De nombreux programmes concernant les enfants recouvrent un certain nombre de ministères ou de niveaux au sein de l’État, et cette approche transsectorielle est considérée comme importante dans de nombreux cas; cependant, il est également reconnu qu’il y a eu des problèmes quand la responsabilité de programmes donnés n’était pas clairement définie. La restructuration effectuée par le gouvernement devrait permettre de remédier à cela et de décentraliser de manière importante les structures de l’État. Les organismes régionaux devraient se voir confier beaucoup plus de responsabilités à l’avenir, et il est prévu qu’il en émergera un système bien mieux à même de répondre aux besoins locaux.

La restructuration et la nouvelle définition des responsabilités auxquelles les pouvoirs publics doivent se livrer établiront les bases d’une économie et d’une société plus fortes. Les problèmes relatifs aux enfants, en particulier concernant la santé, l’éducation et la protection sociale, sont traités autant que possible en priorité, et la situation des enfants ne peut que s’améliorer dans une nation compétente et autonome.

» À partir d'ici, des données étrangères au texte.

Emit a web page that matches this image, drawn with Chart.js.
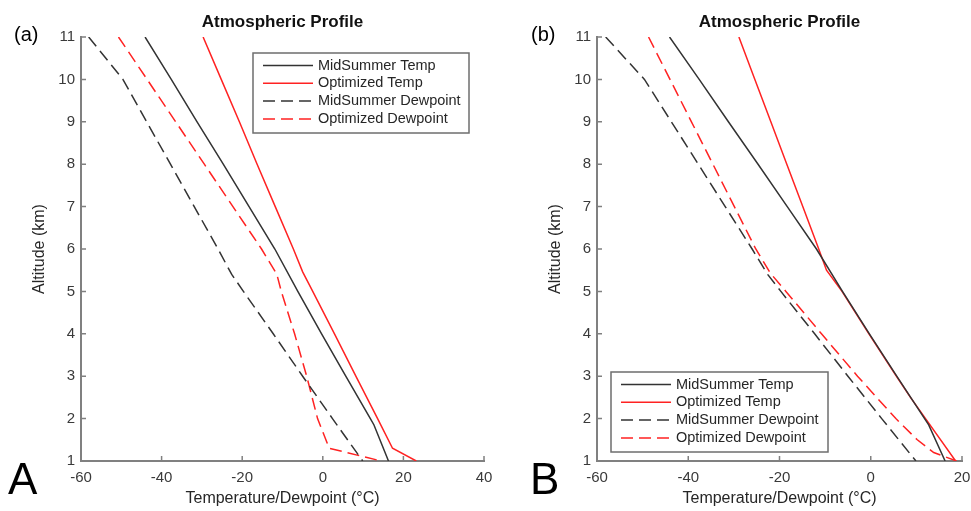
<!DOCTYPE html>
<html>
<head>
<meta charset="utf-8">
<title>Atmospheric Profile</title>
<script src="https://cdn.jsdelivr.net/npm/chart.js@4.4.1/dist/chart.umd.min.js"></script>
<style>
  html, body { margin: 0; padding: 0; background: #fff; }
  #wrap { position: relative; width: 971px; height: 511px; }
  #wrap canvas { position: absolute; left: 0; top: 0; }
</style>
</head>
<body>
<div id="wrap">
  <canvas id="chartA" width="971" height="511"></canvas>
  <canvas id="chartB" width="971" height="511"></canvas>
</div>
<script>
// series names
const seriesNames = ["MidSummer Temp", "Optimized Temp", "MidSummer Dewpoint", "Optimized Dewpoint"];

// MidSummer profile (same in both panels)
const altMidTemp = [11, 10, 9, 8, 7, 6, 5, 4, 3, 2, 1.85, 1];
const midTemp = [-44.1, -37.6, -31.2, -24.7, -18.3, -11.9, -6.2, -0.3, 5.7, 11.8, 12.7, 16.3];
const altMidDew = [11, 10, 9, 8, 7, 6, 5.4, 5, 4, 3, 2, 1];
const midDew = [-58.1, -49.6, -43.7, -37.8, -31.9, -26.0, -22.6, -19.7, -12.3, -5.0, 2.4, 9.9];

// panel (a) optimized profile
const altOptTempA = [11, 10, 9, 8, 7, 6, 5.46, 5, 4, 3, 2, 1.3, 1];
const optTempA = [-29.7, -25.2, -20.7, -16.3, -11.8, -7.3, -5.0, -2.5, 2.9, 8.2, 13.6, 17.3, 23.2];
const altOptDewA = [11, 10, 9, 8, 7, 6, 5.4, 5, 4, 3, 2, 1.3, 1];
const optDewA = [-50.7, -43.6, -36.5, -29.4, -22.3, -15.2, -11.4, -10.3, -7.0, -4.0, -1.3, 1.6, 14.5];

// panel (b) optimized profile
const altOptTempB = [11, 10, 9, 8, 7, 6, 5.5, 5, 4, 3, 2.5, 1];
const optTempB = [-28.9, -25.4, -21.9, -18.4, -14.9, -11.4, -9.7, -6.3, -0.4, 5.6, 8.7, 18.6];
const altOptDewB = [11, 10, 9, 8, 7, 6, 5.43, 5, 4, 3, 2, 1.5, 1.2, 1];
const optDewB = [-48.7, -44.0, -39.3, -34.6, -29.9, -25.2, -22.0, -18.6, -10.8, -2.9, 5.5, 10.2, 13.8, 18.8];

// tick labels
const altTicks = [1, 2, 3, 4, 5, 6, 7, 8, 9, 10, 11];
const tempTicksA = [-60, -40, -20, 0, 20, 40];
const tempTicksB = [-60, -40, -20, 0, 20];

const FONT = '"Liberation Sans", Arial, Helvetica, sans-serif';
const BLACK = "#333333";
const RED = "#ff2222";
const AXIS = "#808080";

const pts = (temps, alts) => temps.map((t, i) => ({ x: t, y: alts[i] }));

// matlab-like inward tick marks
const innerTicks = {
  id: "innerTicks",
  afterDraw(chart) {
    const { ctx, chartArea, scales: { x, y } } = chart;
    ctx.save();
    ctx.strokeStyle = AXIS;
    ctx.lineWidth = 1.5;
    ctx.beginPath();
    x.ticks.forEach((t) => {
      const px = x.getPixelForValue(t.value);
      ctx.moveTo(px, chartArea.bottom);
      ctx.lineTo(px, chartArea.bottom - 5);
    });
    y.ticks.forEach((t) => {
      const py = y.getPixelForValue(t.value);
      ctx.moveTo(chartArea.left, py);
      ctx.lineTo(chartArea.left + 5, py);
    });
    ctx.stroke();
    ctx.restore();
  },
};

// boxed legend placed inside the axes
const boxLegend = {
  id: "boxLegend",
  afterDraw(chart, args, opts) {
    const { ctx } = chart;
    const { left, top, width, height } = opts;
    ctx.save();
    ctx.fillStyle = "#fff";
    ctx.fillRect(left, top, width, height);
    ctx.strokeStyle = "#6e6e6e";
    ctx.lineWidth = 1.5;
    ctx.strokeRect(left, top, width, height);
    ctx.font = "14.5px " + FONT;
    ctx.textBaseline = "middle";
    chart.data.datasets.forEach((ds, i) => {
      const yy = top + 12.5 + i * 17.8;
      ctx.strokeStyle = ds.borderColor;
      ctx.lineWidth = ds.borderWidth;
      ctx.setLineDash(ds.borderDash || []);
      ctx.beginPath();
      ctx.moveTo(left + 10, yy);
      ctx.lineTo(left + 60, yy);
      ctx.stroke();
      ctx.setLineDash([]);
      ctx.fillStyle = "#262626";
      ctx.fillText(ds.label, left + 65, yy);
    });
    ctx.restore();
  },
};

// title, (a)/(b) tag and big panel letter
const panelText = {
  id: "panelText",
  afterDraw(chart, args, opts) {
    const { ctx, chartArea } = chart;
    ctx.save();
    ctx.fillStyle = "#111";
    ctx.textBaseline = "alphabetic";
    ctx.textAlign = "center";
    ctx.font = "bold 17px " + FONT;
    ctx.fillText(opts.title, (chartArea.left + chartArea.right) / 2, 27);
    ctx.textAlign = "left";
    ctx.fillStyle = "#000";
    ctx.font = "20px " + FONT;
    ctx.fillText(opts.tag, opts.tagX, 41);
    ctx.font = "44px " + FONT;
    ctx.fillText(opts.letter, opts.letterX, 494);
    ctx.restore();
  },
};

function makeChart(id, d) {
  const datasets = [
    { label: seriesNames[0], data: pts(midTemp, altMidTemp), borderColor: BLACK, borderWidth: 1.5 },
    { label: seriesNames[1], data: pts(d.optTemp, d.altOptTemp), borderColor: RED, borderWidth: 1.5 },
    { label: seriesNames[2], data: pts(midDew, altMidDew), borderColor: BLACK, borderWidth: 1.5, borderDash: [12, 6] },
    { label: seriesNames[3], data: pts(d.optDew, d.altOptDew), borderColor: RED, borderWidth: 1.5, borderDash: [12, 6] },
  ].map((ds) => ({ ...ds, showLine: true, pointRadius: 0, fill: false, tension: 0 }));

  return new Chart(document.getElementById(id), {
    type: "scatter",
    data: { datasets },
    options: {
      responsive: false,
      animation: false,
      layout: { padding: d.padding },
      plugins: {
        legend: { display: false },
        tooltip: { enabled: false },
        boxLegend: d.legendBox,
        panelText: d.text,
      },
      scales: {
        x: {
          type: "linear",
          min: d.tempTicks[0],
          max: d.tempTicks[d.tempTicks.length - 1],
          afterBuildTicks: (s) => { s.ticks = d.tempTicks.map((v) => ({ value: v })); },
          afterFit: (s) => { s.height = 50; s.paddingLeft = 0; s.paddingRight = 0; },
          grid: { drawOnChartArea: false, drawTicks: false },
          border: { display: true, color: AXIS, width: 2 },
          ticks: { color: "#3a3a3a", font: { size: 15, family: FONT }, padding: 8, maxRotation: 0, autoSkip: false },
          title: {
            display: true,
            text: "Temperature/Dewpoint (°C)",
            color: "#262626",
            font: { size: 16, family: FONT },
            padding: { top: 0, bottom: 3 },
          },
        },
        y: {
          type: "linear",
          min: 1,
          max: 11,
          afterBuildTicks: (s) => { s.ticks = altTicks.map((v) => ({ value: v })); },
          afterFit: (s) => { s.width = 81; s.paddingTop = 0; s.paddingBottom = 0; },
          grid: { drawOnChartArea: false, drawTicks: false },
          border: { display: true, color: AXIS, width: 2 },
          ticks: { color: "#3a3a3a", font: { size: 15, family: FONT }, padding: 6, autoSkip: false },
          title: {
            display: true,
            text: "Altitude (km)",
            color: "#262626",
            font: { size: 16, family: FONT },
            padding: { top: 30, bottom: 0 },
          },
        },
      },
    },
    plugins: [innerTicks, boxLegend, panelText],
  });
}

makeChart("chartA", {
  altOptTemp: altOptTempA, optTemp: optTempA,
  altOptDew: altOptDewA, optDew: optDewA,
  tempTicks: tempTicksA,
  padding: { left: 0, top: 37, right: 487, bottom: 0 },
  legendBox: { left: 253, top: 53, width: 216, height: 80 },
  text: { title: "Atmospheric Profile", tag: "(a)", tagX: 14, letter: "A", letterX: 8 },
});

makeChart("chartB", {
  altOptTemp: altOptTempB, optTemp: optTempB,
  altOptDew: altOptDewB, optDew: optDewB,
  tempTicks: tempTicksB,
  padding: { left: 516, top: 37, right: 9, bottom: 0 },
  legendBox: { left: 611, top: 372, width: 217, height: 80 },
  text: { title: "Atmospheric Profile", tag: "(b)", tagX: 531, letter: "B", letterX: 530 },
});
</script>
</body>
</html>
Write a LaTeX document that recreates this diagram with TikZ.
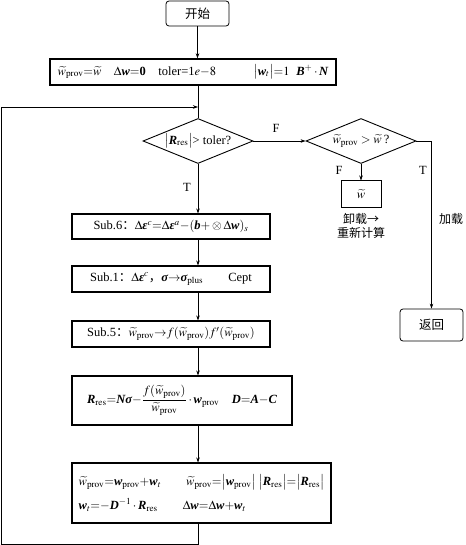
\documentclass[tikz,border=0pt]{standalone}
\usepackage{amsmath}
\usepackage{mathptmx}
\usepackage[no-math]{fontspec}
\setmainfont{Liberation Serif}
\newfontfamily\cjk{Noto Sans CJK SC}
\usetikzlibrary{shapes.geometric,arrows.meta}
\newcommand{\vb}[1]{\text{\bfseries\itshape #1}}
\newcommand{\wt}{\widetilde{w}}
\newcommand{\pv}{_{\mathrm{prov}}}
\newcommand{\rs}{_{\mathrm{res}}}
\begin{document}
\begin{tikzpicture}[x=1pt,y=-1pt,
  every node/.style={font=\fontsize{12.5}{14}\selectfont},
  box/.style={draw, line width=1.1pt, inner sep=0pt},
  rbox/.style={draw, rounded corners=3pt, line width=0.8pt, inner sep=0pt},
  dia/.style={draw, diamond, shape aspect=2.44, line width=0.9pt, minimum width=110pt, minimum height=45pt, inner sep=0pt},
  conn/.style={line width=0.6pt},
  arr/.style={conn, -{Stealth[length=5pt,width=3.5pt]}},
  lab/.style={inner sep=0pt}]
\useasboundingbox (0,0) rectangle (465,545);
\node[rbox, minimum width=63pt, minimum height=25pt] (start) at (197.5,13.5) {\cjk 开始};
\node[box, line width=1.4pt, minimum width=286pt, minimum height=26pt] (init) at (193,72)
  {$\wt\pv{=}\wt$\quad $\Delta\vb{w}{=}\textbf{0}$\quad toler=1$e{-}8$\qquad\quad $\bigl|\vb{w}_t\bigr|{=}1$\; $\vb{B}^{+}\cdot\vb{N}$};
\node[dia] (d1) at (198,141) {$\bigl|\vb{R}\rs\bigr|$> toler?};
\node[dia] (d2) at (361,141) {$\wt\pv > \wt$\,?};
\node[box, line width=1pt, minimum width=40pt, minimum height=26pt] (wb) at (361,194) {$\wt$};
\node[lab, align=center, font=\cjk\fontsize{12}{14.5}\selectfont] (wlab) at (361,226) {卸载→\\重新计算};
\node[rbox, minimum width=63pt, minimum height=32pt] (ret) at (431.5,325) {\cjk 返回};
\node[box, minimum width=198pt, minimum height=25pt] (s6) at (171,226.5)
  {Sub.6{\cjk ：}$\Delta\vb{ε}^{c}{=}\Delta\vb{ε}^{a}{-}(\vb{b}{+}\otimes\Delta\vb{w})_s$};
\node[box, minimum width=198pt, minimum height=26pt] (s1) at (171,279)
  {Sub.1{\cjk ：}$\Delta\vb{ε}^{c}${\cjk ，}$\vb{σ}{\to}\vb{σ}_{\mathrm{plus}}$\qquad Cept};
\node[box, minimum width=198pt, minimum height=26pt] (s5) at (171,334)
  {Sub.5{\cjk ：}$\wt\pv{\to} f(\wt\pv)f'(\wt\pv)$};
\node[box, minimum width=220pt, minimum height=49pt] (rr) at (182,400.5)
  {$\vb{R}\rs{=}\vb{N}\vb{σ}{-}\dfrac{f(\wt\pv)}{\wt\pv}\cdot\vb{w}\pv$\quad $\vb{D}{=}\vb{A}{-}\vb{C}$};
\node[box, minimum width=259pt, minimum height=60pt, align=left] (last) at (201.5,493)
  {$\wt\pv{=}\vb{w}\pv{+}\vb{w}_t$\qquad $\wt\pv{=}\bigl|\vb{w}\pv\bigr|$\ $\bigl|\vb{R}\rs\bigr|{=}\bigl|\vb{R}\rs\bigr|$\\[8pt]
   $\vb{w}_t{=}{-}\vb{D}^{-1}\cdot\vb{R}\rs$\qquad $\Delta\vb{w}{=}\Delta\vb{w}{+}\vb{w}_t$};
\coordinate (lb) at (1,544);
\coordinate (lt) at (198,107);
\draw[arr] (start.south) -- (start.south |- init.north);
\draw[conn] (d1 |- init.south) -- (d1.north);
\draw[arr] (d1 |- last.south) |- (lb) |- (lt);
\draw[arr] (d1.east) -- (d2.west);
\draw[arr] (d2.east) -| (ret.north);
\draw[arr] (d2.south) -- (wb.north);
\draw[arr] (d1.south) -- (d1 |- s6.north);
\draw[arr] (d1 |- s6.south) -- (d1 |- s1.north);
\draw[arr] (d1 |- s1.south) -- (d1 |- s5.north);
\draw[arr] (d1 |- s5.south) -- (d1 |- rr.north);
\draw[arr] (d1 |- rr.south) -- (d1 |- last.north);
\node[lab] (lf1) at (276,128) {F};
\node[lab] (lt1) at (187,187) {T};
\node[lab] (lf2) at (339,170) {F};
\node[lab] (lt2) at (423,170) {T};
\node[lab, font=\cjk\fontsize{12}{14.5}\selectfont] (jz) at (451,219) {加载};
\end{tikzpicture}
\end{document}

Lorsque le projet de loi sur l’enfance sera adopté, la base de la protection juridique de l’enfant sera en place. C’est une condition préalable très importante à la mise en œuvre complète de la Convention. Bien entendu, les garanties juridiques en soi ne sont pas suffisantes et il est nécessaire de comprendre ces objectifs optimaux et de les adapter à la capacité réelle d’action et aux ressources humaines disponibles; or, l’Érythrée souffre actuellement d’un déficit de ressources. On constate l’existence d’une foi puissante et raisonnable dans la tâche de reconstruction et de développement de la nation à laquelle se consacrent les responsables, qui permet de surmonter beaucoup d’obstacles. Mais il y a des limites qu’il convient d’admettre avec réalisme.

Comme il a été expliqué en détail dans le présent rapport, une grande partie des progrès réalisés concernent les enfants érythréens touchés par la guerre. L’engagement de l’Érythrée envers sa jeune génération s’est révélé fort, et il ne peut sortir de tout cela que des enfants plus sains, mieux éduqués et plus heureux, aptes à relever avec confiance les défis de l’âge adulte.